● **Requirements**: Output the full listing below exactly as it reads, and skip anything that is a picture.

===

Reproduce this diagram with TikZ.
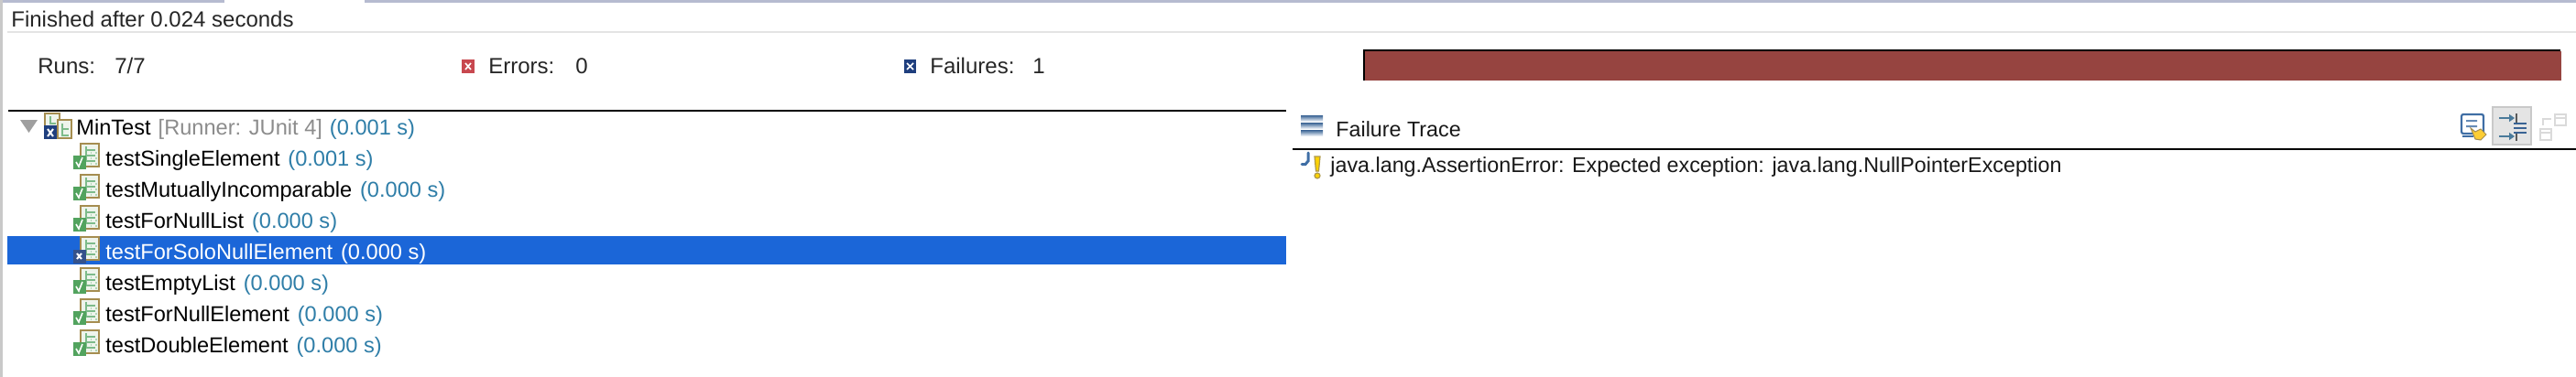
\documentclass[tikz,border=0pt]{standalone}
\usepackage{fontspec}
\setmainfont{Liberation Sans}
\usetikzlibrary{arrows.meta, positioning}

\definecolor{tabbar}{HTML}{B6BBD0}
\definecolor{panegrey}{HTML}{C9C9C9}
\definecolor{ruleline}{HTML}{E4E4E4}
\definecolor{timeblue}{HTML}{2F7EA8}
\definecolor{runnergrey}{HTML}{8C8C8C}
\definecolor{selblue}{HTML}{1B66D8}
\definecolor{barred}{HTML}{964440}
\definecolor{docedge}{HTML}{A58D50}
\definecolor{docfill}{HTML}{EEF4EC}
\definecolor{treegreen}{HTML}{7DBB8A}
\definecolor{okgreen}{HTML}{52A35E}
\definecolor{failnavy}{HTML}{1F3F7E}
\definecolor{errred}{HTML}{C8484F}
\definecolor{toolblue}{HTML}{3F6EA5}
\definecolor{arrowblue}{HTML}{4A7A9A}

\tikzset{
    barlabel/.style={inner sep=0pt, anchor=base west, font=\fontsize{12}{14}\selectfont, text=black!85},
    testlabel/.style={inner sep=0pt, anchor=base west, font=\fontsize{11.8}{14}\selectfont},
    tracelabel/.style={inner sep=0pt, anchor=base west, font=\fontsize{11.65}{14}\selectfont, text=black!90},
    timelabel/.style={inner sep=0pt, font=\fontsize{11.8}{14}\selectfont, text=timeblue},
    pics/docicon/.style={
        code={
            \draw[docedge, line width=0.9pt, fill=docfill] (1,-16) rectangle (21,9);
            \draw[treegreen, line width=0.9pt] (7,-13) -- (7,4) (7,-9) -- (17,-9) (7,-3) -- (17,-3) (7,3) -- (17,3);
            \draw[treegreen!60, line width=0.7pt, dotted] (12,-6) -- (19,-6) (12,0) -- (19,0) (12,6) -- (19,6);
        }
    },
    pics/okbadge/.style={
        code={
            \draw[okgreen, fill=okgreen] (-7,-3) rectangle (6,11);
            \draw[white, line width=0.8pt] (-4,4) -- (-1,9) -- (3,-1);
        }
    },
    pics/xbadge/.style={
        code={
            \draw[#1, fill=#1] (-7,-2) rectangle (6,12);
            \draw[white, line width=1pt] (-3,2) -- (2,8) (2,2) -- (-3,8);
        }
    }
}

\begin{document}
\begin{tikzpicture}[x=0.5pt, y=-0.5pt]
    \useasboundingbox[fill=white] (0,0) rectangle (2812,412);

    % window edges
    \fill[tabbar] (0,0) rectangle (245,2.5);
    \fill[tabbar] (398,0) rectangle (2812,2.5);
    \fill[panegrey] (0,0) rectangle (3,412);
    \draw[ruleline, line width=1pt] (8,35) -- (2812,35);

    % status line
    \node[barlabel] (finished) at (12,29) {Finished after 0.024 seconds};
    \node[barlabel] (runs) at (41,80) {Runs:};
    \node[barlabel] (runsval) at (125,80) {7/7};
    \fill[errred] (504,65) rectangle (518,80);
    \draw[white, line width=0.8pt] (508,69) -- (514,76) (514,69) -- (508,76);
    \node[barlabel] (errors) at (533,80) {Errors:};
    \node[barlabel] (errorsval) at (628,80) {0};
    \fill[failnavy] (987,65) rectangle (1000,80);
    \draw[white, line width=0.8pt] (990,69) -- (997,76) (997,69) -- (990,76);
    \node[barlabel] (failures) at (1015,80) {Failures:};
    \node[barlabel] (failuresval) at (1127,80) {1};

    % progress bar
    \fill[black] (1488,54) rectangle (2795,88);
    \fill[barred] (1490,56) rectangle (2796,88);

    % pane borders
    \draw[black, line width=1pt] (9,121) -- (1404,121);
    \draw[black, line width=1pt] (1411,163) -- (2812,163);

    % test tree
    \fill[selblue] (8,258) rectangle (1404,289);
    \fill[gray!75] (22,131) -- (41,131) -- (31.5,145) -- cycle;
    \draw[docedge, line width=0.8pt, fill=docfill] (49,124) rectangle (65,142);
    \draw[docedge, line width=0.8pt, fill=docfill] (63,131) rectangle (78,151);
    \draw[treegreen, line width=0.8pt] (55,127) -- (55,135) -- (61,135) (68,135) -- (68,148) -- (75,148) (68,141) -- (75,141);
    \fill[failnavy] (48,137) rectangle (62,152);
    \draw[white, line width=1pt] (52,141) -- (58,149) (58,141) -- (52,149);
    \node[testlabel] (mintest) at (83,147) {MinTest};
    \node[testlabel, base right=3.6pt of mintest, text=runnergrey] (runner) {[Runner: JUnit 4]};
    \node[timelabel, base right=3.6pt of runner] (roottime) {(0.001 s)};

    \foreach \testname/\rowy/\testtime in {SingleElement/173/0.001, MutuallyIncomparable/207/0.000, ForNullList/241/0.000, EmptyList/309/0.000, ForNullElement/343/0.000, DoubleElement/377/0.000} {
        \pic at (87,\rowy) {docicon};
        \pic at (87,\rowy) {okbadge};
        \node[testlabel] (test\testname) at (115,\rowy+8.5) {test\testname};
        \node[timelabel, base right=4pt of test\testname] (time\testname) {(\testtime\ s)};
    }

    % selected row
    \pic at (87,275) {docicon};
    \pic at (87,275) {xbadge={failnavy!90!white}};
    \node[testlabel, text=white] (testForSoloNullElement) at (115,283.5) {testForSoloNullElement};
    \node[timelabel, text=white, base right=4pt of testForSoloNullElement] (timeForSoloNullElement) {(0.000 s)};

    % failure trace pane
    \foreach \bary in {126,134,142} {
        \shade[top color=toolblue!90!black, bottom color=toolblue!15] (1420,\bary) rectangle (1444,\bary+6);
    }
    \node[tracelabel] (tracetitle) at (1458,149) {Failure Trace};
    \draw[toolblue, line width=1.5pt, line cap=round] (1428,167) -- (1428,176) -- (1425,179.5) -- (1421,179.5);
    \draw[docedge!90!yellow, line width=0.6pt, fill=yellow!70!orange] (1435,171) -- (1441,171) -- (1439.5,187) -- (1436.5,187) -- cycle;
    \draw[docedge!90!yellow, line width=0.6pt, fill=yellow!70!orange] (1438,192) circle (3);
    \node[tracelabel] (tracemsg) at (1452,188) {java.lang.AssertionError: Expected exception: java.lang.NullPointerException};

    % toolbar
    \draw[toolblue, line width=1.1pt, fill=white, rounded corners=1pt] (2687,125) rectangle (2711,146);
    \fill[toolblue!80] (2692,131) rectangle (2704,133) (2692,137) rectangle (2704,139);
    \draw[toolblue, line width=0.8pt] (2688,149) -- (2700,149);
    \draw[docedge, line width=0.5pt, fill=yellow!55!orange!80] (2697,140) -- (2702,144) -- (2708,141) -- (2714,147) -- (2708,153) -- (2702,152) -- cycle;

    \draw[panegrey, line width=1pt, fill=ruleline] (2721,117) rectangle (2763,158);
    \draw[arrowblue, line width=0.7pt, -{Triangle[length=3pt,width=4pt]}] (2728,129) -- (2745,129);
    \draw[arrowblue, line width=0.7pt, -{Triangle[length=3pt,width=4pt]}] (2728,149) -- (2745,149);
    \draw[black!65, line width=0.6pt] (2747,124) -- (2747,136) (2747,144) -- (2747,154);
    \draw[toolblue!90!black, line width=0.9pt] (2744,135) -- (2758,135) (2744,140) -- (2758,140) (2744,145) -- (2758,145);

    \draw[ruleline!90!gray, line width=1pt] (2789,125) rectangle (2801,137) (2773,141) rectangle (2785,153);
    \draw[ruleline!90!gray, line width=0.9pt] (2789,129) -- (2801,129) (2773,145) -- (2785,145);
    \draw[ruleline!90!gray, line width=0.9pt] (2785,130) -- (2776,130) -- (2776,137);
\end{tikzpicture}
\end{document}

===

● **Correct response**:
Reproduce this diagram with TikZ.
\documentclass[tikz,border=0pt]{standalone}
\usepackage{fontspec}
\setmainfont{Liberation Sans}
\usetikzlibrary{arrows.meta, positioning}

\definecolor{tabbar}{HTML}{B6BBD0}
\definecolor{panegrey}{HTML}{C9C9C9}
\definecolor{ruleline}{HTML}{E4E4E4}
\definecolor{timeblue}{HTML}{2F7EA8}
\definecolor{runnergrey}{HTML}{8C8C8C}
\definecolor{selblue}{HTML}{1B66D8}
\definecolor{barred}{HTML}{964440}
\definecolor{docedge}{HTML}{A58D50}
\definecolor{docfill}{HTML}{EEF4EC}
\definecolor{treegreen}{HTML}{7DBB8A}
\definecolor{okgreen}{HTML}{52A35E}
\definecolor{failnavy}{HTML}{1F3F7E}
\definecolor{errred}{HTML}{C8484F}
\definecolor{toolblue}{HTML}{3F6EA5}
\definecolor{arrowblue}{HTML}{4A7A9A}

\tikzset{
    barlabel/.style={inner sep=0pt, anchor=base west, font=\fontsize{12}{14}\selectfont, text=black!85},
    testlabel/.style={inner sep=0pt, anchor=base west, font=\fontsize{11.8}{14}\selectfont},
    tracelabel/.style={inner sep=0pt, anchor=base west, font=\fontsize{11.65}{14}\selectfont, text=black!90},
    timelabel/.style={inner sep=0pt, font=\fontsize{11.8}{14}\selectfont, text=timeblue},
    pics/docicon/.style={
        code={
            \draw[docedge, line width=0.9pt, fill=docfill] (1,-16) rectangle (21,9);
            \draw[treegreen, line width=0.9pt] (7,-13) -- (7,4) (7,-9) -- (17,-9) (7,-3) -- (17,-3) (7,3) -- (17,3);
            \draw[treegreen!60, line width=0.7pt, dotted] (12,-6) -- (19,-6) (12,0) -- (19,0) (12,6) -- (19,6);
        }
    },
    pics/okbadge/.style={
        code={
            \draw[okgreen, fill=okgreen] (-7,-3) rectangle (6,11);
            \draw[white, line width=0.8pt] (-4,4) -- (-1,9) -- (3,-1);
        }
    },
    pics/xbadge/.style={
        code={
            \draw[#1, fill=#1] (-7,-2) rectangle (6,12);
            \draw[white, line width=1pt] (-3,2) -- (2,8) (2,2) -- (-3,8);
        }
    }
}

\begin{document}
\begin{tikzpicture}[x=0.5pt, y=-0.5pt]
    \useasboundingbox[fill=white] (0,0) rectangle (2812,412);

    % window edges
    \fill[tabbar] (0,0) rectangle (245,2.5);
    \fill[tabbar] (398,0) rectangle (2812,2.5);
    \fill[panegrey] (0,0) rectangle (3,412);
    \draw[ruleline, line width=1pt] (8,35) -- (2812,35);

    % status line
    \node[barlabel] (finished) at (12,29) {Finished after 0.024 seconds};
    \node[barlabel] (runs) at (41,80) {Runs:};
    \node[barlabel] (runsval) at (125,80) {7/7};
    \fill[errred] (504,65) rectangle (518,80);
    \draw[white, line width=0.8pt] (508,69) -- (514,76) (514,69) -- (508,76);
    \node[barlabel] (errors) at (533,80) {Errors:};
    \node[barlabel] (errorsval) at (628,80) {0};
    \fill[failnavy] (987,65) rectangle (1000,80);
    \draw[white, line width=0.8pt] (990,69) -- (997,76) (997,69) -- (990,76);
    \node[barlabel] (failures) at (1015,80) {Failures:};
    \node[barlabel] (failuresval) at (1127,80) {1};

    % progress bar
    \fill[black] (1488,54) rectangle (2795,88);
    \fill[barred] (1490,56) rectangle (2796,88);

    % pane borders
    \draw[black, line width=1pt] (9,121) -- (1404,121);
    \draw[black, line width=1pt] (1411,163) -- (2812,163);

    % test tree
    \fill[selblue] (8,258) rectangle (1404,289);
    \fill[gray!75] (22,131) -- (41,131) -- (31.5,145) -- cycle;
    \draw[docedge, line width=0.8pt, fill=docfill] (49,124) rectangle (65,142);
    \draw[docedge, line width=0.8pt, fill=docfill] (63,131) rectangle (78,151);
    \draw[treegreen, line width=0.8pt] (55,127) -- (55,135) -- (61,135) (68,135) -- (68,148) -- (75,148) (68,141) -- (75,141);
    \fill[failnavy] (48,137) rectangle (62,152);
    \draw[white, line width=1pt] (52,141) -- (58,149) (58,141) -- (52,149);
    \node[testlabel] (mintest) at (83,147) {MinTest};
    \node[testlabel, base right=3.6pt of mintest, text=runnergrey] (runner) {[Runner: JUnit 4]};
    \node[timelabel, base right=3.6pt of runner] (roottime) {(0.001 s)};

    \foreach \testname/\rowy/\testtime in {SingleElement/173/0.001, MutuallyIncomparable/207/0.000, ForNullList/241/0.000, EmptyList/309/0.000, ForNullElement/343/0.000, DoubleElement/377/0.000} {
        \pic at (87,\rowy) {docicon};
        \pic at (87,\rowy) {okbadge};
        \node[testlabel] (test\testname) at (115,\rowy+8.5) {test\testname};
        \node[timelabel, base right=4pt of test\testname] (time\testname) {(\testtime\ s)};
    }

    % selected row
    \pic at (87,275) {docicon};
    \pic at (87,275) {xbadge={failnavy!90!white}};
    \node[testlabel, text=white] (testForSoloNullElement) at (115,283.5) {testForSoloNullElement};
    \node[timelabel, text=white, base right=4pt of testForSoloNullElement] (timeForSoloNullElement) {(0.000 s)};

    % failure trace pane
    \foreach \bary in {126,134,142} {
        \shade[top color=toolblue!90!black, bottom color=toolblue!15] (1420,\bary) rectangle (1444,\bary+6);
    }
    \node[tracelabel] (tracetitle) at (1458,149) {Failure Trace};
    \draw[toolblue, line width=1.5pt, line cap=round] (1428,167) -- (1428,176) -- (1425,179.5) -- (1421,179.5);
    \draw[docedge!90!yellow, line width=0.6pt, fill=yellow!70!orange] (1435,171) -- (1441,171) -- (1439.5,187) -- (1436.5,187) -- cycle;
    \draw[docedge!90!yellow, line width=0.6pt, fill=yellow!70!orange] (1438,192) circle (3);
    \node[tracelabel] (tracemsg) at (1452,188) {java.lang.AssertionError: Expected exception: java.lang.NullPointerException};

    % toolbar
    \draw[toolblue, line width=1.1pt, fill=white, rounded corners=1pt] (2687,125) rectangle (2711,146);
    \fill[toolblue!80] (2692,131) rectangle (2704,133) (2692,137) rectangle (2704,139);
    \draw[toolblue, line width=0.8pt] (2688,149) -- (2700,149);
    \draw[docedge, line width=0.5pt, fill=yellow!55!orange!80] (2697,140) -- (2702,144) -- (2708,141) -- (2714,147) -- (2708,153) -- (2702,152) -- cycle;

    \draw[panegrey, line width=1pt, fill=ruleline] (2721,117) rectangle (2763,158);
    \draw[arrowblue, line width=0.7pt, -{Triangle[length=3pt,width=4pt]}] (2728,129) -- (2745,129);
    \draw[arrowblue, line width=0.7pt, -{Triangle[length=3pt,width=4pt]}] (2728,149) -- (2745,149);
    \draw[black!65, line width=0.6pt] (2747,124) -- (2747,136) (2747,144) -- (2747,154);
    \draw[toolblue!90!black, line width=0.9pt] (2744,135) -- (2758,135) (2744,140) -- (2758,140) (2744,145) -- (2758,145);

    \draw[ruleline!90!gray, line width=1pt] (2789,125) rectangle (2801,137) (2773,141) rectangle (2785,153);
    \draw[ruleline!90!gray, line width=0.9pt] (2789,129) -- (2801,129) (2773,145) -- (2785,145);
    \draw[ruleline!90!gray, line width=0.9pt] (2785,130) -- (2776,130) -- (2776,137);
\end{tikzpicture}
\end{document}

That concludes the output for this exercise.